Tinder Number Two
Scott Lang. Woof he was handsome, we’d had great text banter and decided to meet for dinner and drinks at a trendy place in Studio City, I was so nervous I wouldn’t know what to say or how to greet him so I chugged a glass of wine before I left the house for some Dutch courage, sprayed some perfume and headed out the door.
Of course I was awkward as fuck when he arrived at the restaurant. I went for a handshake and he went for a hug so we were in a really weird one arm hug thingy with my head in his armpit. Good start Cat. I laughed and tried to make a joke about it and we headed inside where I immediately ordered a large red to calm my nerves some more.

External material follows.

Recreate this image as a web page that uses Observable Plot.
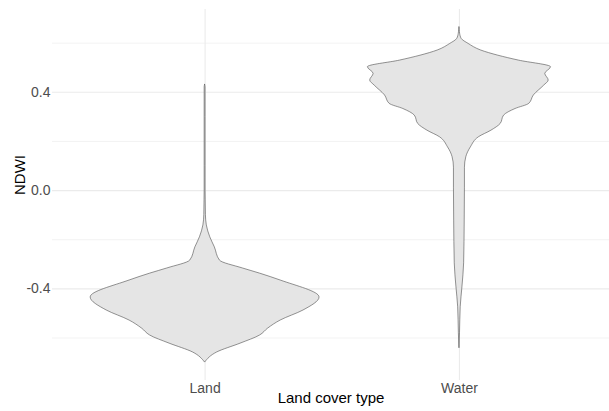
<!DOCTYPE html>
<html>
<head>
<meta charset="utf-8">
<script src="https://cdn.jsdelivr.net/npm/d3@7"></script>
<script src="https://cdn.jsdelivr.net/npm/@observablehq/plot@0.6"></script>
<style>
  html, body { margin: 0; padding: 0; background: #fff; }
  svg { display: block; }
</style>
</head>
<body>
<div id="chart"></div>
<script>
// Land cover categories, placed at x = 1, 2 on the band axis
const coverTypes = ["Land", "Water"];

// Violin outlines: NDWI level and the relative half-width of the
// density at that level (1 = widest point of the widest violin)
const landNdwi  = [0.43, 0.42, 0.30, 0.10, 0.00, -0.04, -0.10, -0.142, -0.19, -0.231, -0.285, -0.317, -0.338, -0.366, -0.435, -0.488, -0.529, -0.562, -0.59, -0.623, -0.659, -0.70];
const landWidth = [0.0, 0.004, 0.004, 0.004, 0.004, 0.005, 0.007, 0.015, 0.045, 0.085, 0.13, 0.33, 0.48, 0.66, 1.0, 0.86, 0.66, 0.55, 0.48, 0.31, 0.105, 0.0];

const waterNdwi  = [0.664, 0.645, 0.638, 0.617, 0.597, 0.570, 0.549, 0.529, 0.502, 0.475, 0.448, 0.427, 0.387, 0.353, 0.332, 0.305, 0.271, 0.244, 0.217, 0.176, 0.136, 0.093, 0.012, -0.122, -0.296, -0.394, -0.475, -0.581, -0.642];
const waterWidth = [0.0, 0.004, 0.006, 0.02, 0.08, 0.19, 0.34, 0.52, 0.80, 0.75, 0.78, 0.74, 0.65, 0.61, 0.49, 0.39, 0.36, 0.28, 0.17, 0.10, 0.06, 0.048, 0.048, 0.046, 0.041, 0.026, 0.011, 0.005, 0.0];

// Axis ticks and grid levels
const yMajorTicks = [-0.4, 0.0, 0.4];
const yMinorTicks = [-0.6, -0.2, 0.2, 0.6];
const xTickPositions = [1, 2];

const halfSpan = 0.45; // full violin width of 0.9 band units

const rows = [];
landNdwi.forEach((v, i) => rows.push({type: "Land", pos: 1, ndwi: v, w: landWidth[i]}));
waterNdwi.forEach((v, i) => rows.push({type: "Water", pos: 2, ndwi: v, w: waterWidth[i]}));

const font = "'Liberation Sans', Arial, Helvetica, sans-serif";

const chart = Plot.plot({
  width: 609,
  height: 411,
  marginLeft: 52,
  marginRight: 0,
  marginTop: 9,
  marginBottom: 31,
  style: {fontFamily: font, background: "#ffffff", overflow: "visible"},
  x: {domain: [0.4, 2.59], axis: null},
  y: {domain: [-0.773, 0.737], axis: null},
  marks: [
    // panel grid
    Plot.ruleY(yMinorTicks, {stroke: "#ebebeb", strokeWidth: 0.6}),
    Plot.ruleY(yMajorTicks, {stroke: "#ebebeb", strokeWidth: 1.1}),
    Plot.ruleX(xTickPositions, {stroke: "#ebebeb", strokeWidth: 1.1}),
    // violins
    Plot.areaX(rows, {
      y: "ndwi",
      x1: d => d.pos - d.w * halfSpan,
      x2: d => d.pos + d.w * halfSpan,
      z: "type",
      fill: "#e5e5e5",
      stroke: "#4d4d4d",
      strokeWidth: 0.6,
      curve: "monotone-y"
    }),
    // axes
    Plot.axisY(yMajorTicks, {
      tickSize: 0, tickPadding: 2, fontSize: 14, fill: "#4d4d4d",
      tickFormat: d => d.toFixed(1), label: null
    }),
    Plot.axisX(xTickPositions, {
      tickSize: 0, tickPadding: 3, fontSize: 14, fill: "#4d4d4d",
      tickFormat: d => coverTypes[d - 1], label: null
    }),
    // axis titles
    Plot.text(["Land cover type"], {
      text: d => d, frameAnchor: "bottom", dy: 22, fontSize: 15, fill: "#000"
    }),
    Plot.text(["NDWI"], {
      text: d => d, frameAnchor: "left", dx: -32, rotate: -90, fontSize: 15, fill: "#000"
    })
  ]
});

document.getElementById("chart").appendChild(chart);
</script>
</body>
</html>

This was a real man. A little older than me, comfortable in his own skin, laid-back and biceps as big as my thighs. Jesus he was perfect. He was an ex Cirque Du Soleil gymnast and acrobat and then had moved on to do stunt work in TV and film, liked most sports, trampoline champ, snowboarder…the list goes on and on. I was so impressed/ intimidated/ nervous that I barely ate anything at all but managed to blow through 4 glasses on wine. To say I was slurring my words was an understatement. We got on so well though (I think) and talked about a second date, it was looking so great until the end of the night in true awkward single-gal style I high-fived him and ran to my roommate’s car for the ride home. He politely text me later that evening to say he hoped I got home OK and I played it soooooo cool and waited till the next morning to send him a text thanking him for dinner. That was the last I ever heard of him.
Lessons to learn here:
Don’t drink all of the drinks.
Don’t high five a grown man after he buys you dinner.
Don’t have your roommate pick you up afterwards.
That last one though, I thought, was quite clever. So many weirdoes around these days especially on these dating apps.